Im oberen Teil des Krautwegs, linker Hand der Straße, ungefähr dort, wo heute der Kinderspielplatz, der Parkplatz „Am Großen Stein" und der 1964 errichtete gemeindliche Wasserhochbehälter zu finden sind, ragte der „Große Stein" aus dem Erdboden. Bei ihm stießen die Fluren 10, 11 und 12 zusammen. Der Stein hatte von jeher eine vielbeachtete Größe. Der auf breiter Sohle sich erhebende Felsen war nach Überlieferungen zwischen anderthalb Stockwerken und 20 Meter hoch und bildete einen natürlichen Aussichtspunkt. Er bestand aus hellem Barytquarz mit einzelnen weicheren Stellen. Lagen diese Stellen nach außen, wiesen sie durch Verwitterung entstandene rundliche Vertiefungen auf, die das Ersteigen des Blocks möglich machten.

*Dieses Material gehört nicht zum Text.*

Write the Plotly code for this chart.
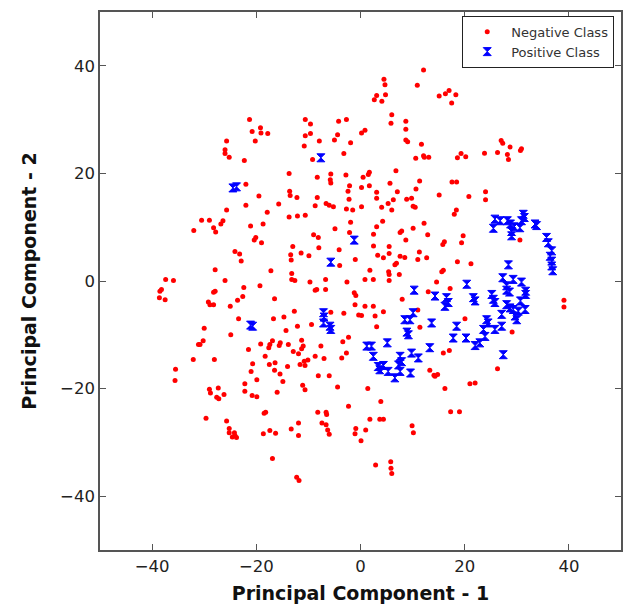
import plotly.graph_objects as go

# Negative class (red dots) - PC1 values
neg_x = [
    -21.3, -10.6, -9.6, -4.2, -2.7, -19.2, -20.8, -19.1, -17.8, -10.6, -9.6, -4.4, -5.0, -1.9,
    -25.7, -20.2, -7.9, -26.0, -26.0, -25.2, -22.3, -10.8, -9.2, -3.2,
    -13.7, -8.3, -5.7, -2.8, -5.8, -5.7, -22.0, -2.1, -2.4, -13.6, -13.5, -12.2, -19.5, -8.3, -2.2,
    -22.0, -15.7, -6.6, -6.0, -5.2, -8.7, -2.7, -1.5, -25.7, -17.9, -13.7, -12.1, -10.6,
    -30.5, -29.0, -26.4, -26.8, -28.2, -27.8, -32.0, -21.1, -18.7, -4.9, -1.9, -2.1, -9.0, -8.1,
    -20.1, -20.4, -19.0, -13.0, -8.0, -4.1, -11.4, -9.9, -13.4, -13.3, -24.1, -23.2, -22.9,
    -4.0, -1.0, -27.9, -17.2, -13.2,
    12.1, 4.5, 4.7, 10.9, 3.1, 2.65, 4.8, 4.1, 15.1, 16.3, 17.0, 18.3, 17.5, 6.0, 5.85, 8.7, 8.7,
    0.86, 0.2, 8.7, 9.05, 11.7, 10.6, 12.1, 12.25, 13.1, 18.6, 19.3, 20.2, 23.8, 26.3, 27.0, 27.3,
    28.7, 28.2, 28.4, 30.7, 30.9, 6.8, 1.7, 1.5, 0.5, 11.35, 17.56, 18.45, 5.66, 1.7, 0.2, 10.65,
    7.07, 3.1, 24.0, 15.1, 20.8, 24.0, 3.1, 8.86, 9.8, 6.3, 5.3, 4.06, 6.0, 10.1, 10.5, 0.2, 18.4,
    18.0, 4.25, 12.2, 3.1, 7.6, 7.9, 10.1, 2.5, 12.9, 19.7, 19.4, 8.7, 16.1, 15.8, 2.5, 5.5, 11.3,
    5.5, 3.3, 4.4, 7.6, 8.5, 12.7, 11.0, 6.9, 6.6, 18.6, 21.2, 1.8, 5.4, 5.5, 7.45, 15.6, 15.9, 30.6,
    -37.4, -35.9, -26.0, -38.2, -38.5, -38.6, -37.5, -27.9, -28.2, -22.4, -19.3, -29.2, -28.9,
    -28.2, -25.0, -23.6, -22.6, -16.5, -13.2, -12.6, -9.7, -8.7, -8.4, -6.7, -6.7, -2.6, -1.2,
    -0.9, -1.05, -12.7, -5.7, -3.2, -0.35, -14.7, -16.7, -12.1, -9.4, -23.4, -30.0, -14.3, -24.9,
    -30.2, -30.8, -31.1, -32.1, -28.05, -35.5, -35.6, -21.5, -19.16, -17.6, -17.4, -16.9, -15.6,
    -15.4, -13.85, -12.9, -11.9, -11.3, -11.0, -11.3, -7.6, -2.3, -3.4, -2.7, -3.6, -8.7, -7.0,
    -10.8, -10.1, -11.6, -10.65, -18.3, -17.5, -16.4, -14.0, -20.7, -21.0, -16.5, -15.45, -14.9,
    -19.9, -22.2, -22.2, -20.8, -19.9, -16.0, -11.1, -10.65, -8.1, -6.0, -4.4, -29.0, -28.8,
    -27.3, -26.2, -27.6, -27.2, -2.3, -29.65, -25.7, -18.5, -18.2, -25.2, -25.2, -24.2, -24.1,
    -24.6, -23.8, -18.65, -17.4, -16.3, -13.3, -11.9, -11.9, -8.2, -6.6, -6.5, -7.4, -6.6, -6.3,
    -6.0, -0.9, -1.05, -16.9, -12.25, -11.8,
    0.86, 2.46, 5.5, 14.6, 17.2, 13.0, 8.0, 0.86, 2.46, 4.4, 0.2, 2.8, 11.0, 3.1, 11.4, 20.05,
    29.1, 39.05, 39.05, 15.9, 17.05, 26.3, 13.3, 14.3, 14.8, 14.1, 16.2, 21.0, 22.0, 1.4, 3.9,
    1.8, 3.7, 4.4, 1.0, 0.1, 9.9, 10.15, 17.3, 19.0, 2.9, 5.8, 5.85, 6.0,
]
# Negative class (red dots) - PC2 values
neg_y = [
    30.0, 30.0, 29.2, 29.7, 30.0, 28.5, 27.8, 27.5, 27.4, 27.0, 27.4, 27.2, 26.2, 25.7,
    26.0, 26.0, 26.0, 24.4, 23.7, 23.0, 22.4, 25.1, 22.6, 23.7,
    20.0, 19.3, 19.9, 19.7, 18.8, 18.2, 18.0, 17.7, 16.7, 16.7, 15.9, 15.5, 15.8, 15.5, 15.2,
    14.1, 14.3, 14.4, 14.1, 13.8, 14.0, 13.4, 13.2, 13.2, 12.8, 11.9, 12.1, 12.2,
    11.3, 11.3, 11.2, 10.6, 9.9, 9.1, 9.4, 10.2, 10.6, 9.7, 10.9, 9.0, 8.6, 8.1,
    8.1, 7.6, 7.1, 6.4, 6.2, 5.8, 5.2, 4.7, 4.9, 3.9, 5.5, 5.0, 3.7,
    2.9, 4.0, 2.1, 1.9, 1.4,
    39.2, 37.5, 36.5, 36.4, 34.5, 33.7, 34.6, 33.4, 34.4, 34.8, 35.4, 34.6, 33.1, 30.9, 29.3, 29.7, 28.2,
    28.0, 27.5, 26.2, 25.9, 25.4, 22.8, 23.3, 23.0, 23.0, 22.9, 23.7, 23.1, 23.75, 23.9, 26.1, 25.6,
    24.9, 23.5, 22.6, 24.25, 24.6, 20.5, 20.2, 19.8, 19.3, 18.6, 18.4, 18.4, 18.15, 17.7, 17.4, 17.1,
    16.6, 16.5, 16.6, 16.0, 15.7, 15.1, 15.4, 15.2, 15.4, 15.1, 14.4, 13.7, 13.2, 13.9, 13.7, 13.8, 13.2,
    12.4, 11.1, 10.75, 10.1, 9.0, 9.3, 9.8, 8.7, 8.6, 8.4, 7.1, 7.6, 7.3, 6.8, 6.5, 6.4, 5.4,
    5.1, 4.8, 4.3, 4.6, 4.35, 4.3, 4.0, 3.3, 3.0, 3.6, 3.2, 2.0, 1.7, 1.2, 1.2, 1.7, 2.0, 7.6,
    0.3, 0.1, 0.1, -1.6, -1.9, -3.1, -3.5, -1.9, -2.1, -1.2, -0.9, -3.9, -4.4,
    -4.4, -4.7, -3.6, -2.9, -3.3, 0.3, 0.1, -0.2, -1.7, -1.6, 0.3, -1.6, -0.2, -2.2,
    -2.7, -4.4, -5.6, -5.8, -6.0, -6.3, -6.7, -7.0, -8.4, -8.1, -7.0, -8.8, -9.2, -10.0,
    -11.1, -11.8, -11.8, -14.6, -14.6, -16.4, -18.5, -12.75, -11.7, -12.4, -11.8, -11.1, -12.0,
    -11.5, -11.8, -13.1, -13.5, -11.0, -12.1, -12.6, -12.1, -10.45, -11.3, -13.4, -14.3, -14.0, -14.4,
    -14.9, -14.7, -15.5, -15.7, -14.0, -15.5, -15.2, -15.9, -15.4, -16.8, -16.6, -17.3, -18.7,
    -18.35, -19.1, -20.5, -21.3, -21.5, -20.7, -19.4, -20.2, -17.6, -17.6, -19.7, -20.1, -20.8,
    -19.9, -21.1, -21.6, -21.9, -23.3, -25.5, -26.0, -24.6, -24.4, -27.4, -28.2, -28.2, -28.7,
    -29.0, -29.1, -28.4, -27.8, -28.3, -27.5, -26.4, -28.7, -24.4, -24.4, -24.8, -26.4, -26.7, -27.7,
    -28.5, -27.4, -28.4, -33.0, -36.5, -37.1,
    0.3, 0.3, 0.1, -0.2, -1.4, -2.0, -3.4, -4.7, -4.7, -5.7, -6.4, -6.5, -5.4, -8.5, -8.6, -7.0,
    -9.5, -3.6, -4.85, -13.4, -12.9, -16.3, -16.6, -17.7, -17.4, -17.5, -20.0, -19.1, -18.97, -20.0, -22.4,
    -25.7, -25.7, -25.7, -27.7, -29.7, -26.9, -28.2, -24.3, -24.3, -34.2, -33.6, -34.8, -35.8,
]

# Positive class (blue hourglass markers)
pos_x = [
    -7.6, -24.5, -23.8, -1.2, -5.7,
    25.8, 25.5, 26.8, 28.2, 28.8, 29.5, 29.0, 29.0, 30.6, 30.9, 31.25, 31.45, 33.5, 33.8,
    35.7, 36.05, 36.7, 36.4, 36.7, 36.7, 36.9, 28.4,
    -21.1, -20.7, -7.1, -7.0, -7.1, -5.85, -5.7,
    20.4, 27.3, 29.3, 30.9, 28.05, 28.05, 28.6, 31.7, 31.7, 10.3, 14.3, 16.5, 16.85, 16.2,
    21.65, 22.0, 25.2, 25.5, 25.8, 30.7, 28.05, 28.7, 29.3, 30.3, 31.6, 29.65, 30.0, 27.1,
    24.2, 24.5, 25.8, 27.1, 23.6, 23.9, 22.9, 22.0, 20.25, 17.8, 18.45, 13.65, 10.1, 9.5,
    8.5, 8.9, 9.2, 5.15, 1.2, 2.1, 2.46, 7.6, 7.9, 7.3, 9.8, 11.1, 13.3, 3.4, 4.4, 3.7,
    5.3, 6.6, 7.6, 9.6, 27.4,
]
pos_y = [
    22.9, 17.3, 17.5, 7.6, 3.5,
    11.5, 9.8, 11.2, 11.2, 10.6, 10.07, 9.2, 8.4, 9.9, 11.2, 12.4, 11.8, 10.6, 10.3,
    8.1, 7.1, 5.6, 4.6, 3.7, 2.8, 1.9, 3.0,
    -8.2, -8.4, -5.9, -6.7, -7.8, -8.4, -9.0,
    -0.6, 0.6, 0.3, -0.2, -0.9, -1.7, -2.05, -1.9, -2.5, -1.7, -2.8, -3.1, -4.0, -4.7,
    -3.1, -3.7, -2.5, -3.4, -4.0, -3.7, -4.4, -5.0, -5.3, -5.6, -5.3, -6.5, -7.2, -6.2,
    -7.2, -7.8, -9.0, -8.4, -9.0, -10.3, -11.5, -12.0, -10.6, -10.6, -8.4, -7.8, -5.9, -7.2,
    -7.2, -9.5, -10.0, -11.5, -12.1, -12.1, -14.0, -14.0, -15.0, -15.6, -13.4, -14.3, -12.4,
    -15.9, -15.7, -16.5, -16.8, -18.0, -16.8, -17.1, -13.7,
]

tick_vals = [-40, -20, 0, 20, 40]

fig = go.Figure()
fig.add_trace(go.Scatter(
    x=neg_x, y=neg_y, mode="markers", name="Negative Class",
    marker=dict(color="#ff0000", size=5, symbol="circle", line=dict(width=0)),
))
fig.add_trace(go.Scatter(
    x=pos_x, y=pos_y, mode="markers", name="Positive Class",
    marker=dict(color="#0000ff", size=8, symbol="hourglass",
                line=dict(width=1, color="#0000ff")),
))

axis_common = dict(
    showgrid=False, zeroline=False, showline=True, mirror="ticks",
    linecolor="#555555", linewidth=1.5, ticks="inside", ticklen=6,
    tickwidth=1, tickcolor="#555555",
    tickfont=dict(family="DejaVu Sans, sans-serif", size=16.5, color="#222222"),
    tickvals=tick_vals,
)
title_font = dict(family="DejaVu Sans, sans-serif", size=19, color="#111111")

fig.update_layout(
    width=623, height=604,
    margin=dict(l=100, r=2, t=12, b=54, autoexpand=False),
    paper_bgcolor="white", plot_bgcolor="white",
    xaxis=dict(range=[-50, 50], title=dict(text="<b>Principal Component - 1</b>",
               font=title_font, standoff=12), **axis_common),
    yaxis=dict(range=[-50, 50], title=dict(text="<b>Principal Component - 2</b>",
               font=title_font, standoff=18), **axis_common),
    legend=dict(x=0.987, y=0.993, xanchor="right", yanchor="top",
                bgcolor="white", bordercolor="#222222", borderwidth=1,
                font=dict(family="DejaVu Sans, sans-serif", size=13, color="#333333"),
                itemsizing="trace", itemwidth=38, tracegroupgap=0),
    showlegend=True,
)

# remove the default page margin so the figure sits at the window's top-left corner
fig.write_html(
    "out.html",
    config={"displayModeBar": False},
    post_script="document.body.style.margin='0px';document.documentElement.style.overflow='hidden';",
)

Jugendliche Holzleser und Beerensammler trieben auf dem vorgelagerten Fuß des mächtigen Steingebildes gerne allerlei Kurzweil, indem sie auf dem Stein herum kletterten. Auf dem Heimweg war hier der erste Ruheplatz, wo die Trage abgestellt wurde, um sich ein Weilchen zu vergnügen. Aber auch Wanderer und die Gottesdienstbesucher, die von Ober-Ostern kommend den Krautweg als Kirchenpfad nutzten, konnten den Felsen als Aussichtsturm ersteigen.

Das Grundstück gehörte zum Gasthaus „Zur Goldenen Krone". Nach Auskunft des letzten Kronen-Wirts, Heinz Gärtner, ließ dessen Großvater den Felsen im Jahr 1899 sprengen. Der Koloss lieferte 90 m³ (nach anderen Aussagen 200 bis 300 m³) brauchbare Mauersteine. Diese wurden bei der Vergrößerung der Friedhofsmauer in der Laudenauer Straße verwendet und sind dort noch heute zu sehen. Auch das Gebäude des ehemaligen Amtsgerichts in der Bismarckstraße 43, heute Gemeindeverwaltung, wurde mit diesen Steinen errichtet. An den Felsen selbst erinnern mittlerweile nur noch der Name des Parkplatzes und die daunter abzweigende Ortsstraße „Am Großen Stein". Eine bildliche Darstellung existiert nicht. Im Untergrund der Umgebung sind noch heute solche Steine zu finden. Beim Bau des Hochbehälters wurden weitere Barytquarzsteine entdeckt, wohl Reste des großen Steins. Die Bau ausführende Firma verkaufte sie und konnte damit ihr wenig lukratives Geschäft mit dem Hochbehälter merklich verbessern. In den 1970er-Jahren wurden einige von ihnen aus den umliegenden Grundstücken geholt und verkauft. Auch beim Bau des Hauses Am Großen Stein 2 mussten Steine dieser Art gesprengt werden, um das Kellergeschoss ausheben zu können.

Der Steinriese wurde auch Teufelsstein genannt, weil der Sage nach der Teufel einst ein braves Mädchen bis auf die Spitze verfolgte, das sich vor ihm dorthin geflüchtet hatte. Von dort entzog sie sich durch einen kühnen Sprung seinen Klauen. Die tiefen runden Löcher an der Felswand sind nichts anderes, als die Abdrücke von des Bösen scharfkantigem Pferdefuß. Solange der Stein noch stand, erinnerten sie immer wieder an diese Geschichte. Und selbst als der Stein nicht mehr stand, war der Ausdruck "Ich gäi zum Deiwelstao" über Jahrzehnte hinweg ein gängiger Ausdruck, um mitzuteilen, dass man beabsichtigte zum oberen Teil des Krautwegs zu gehen.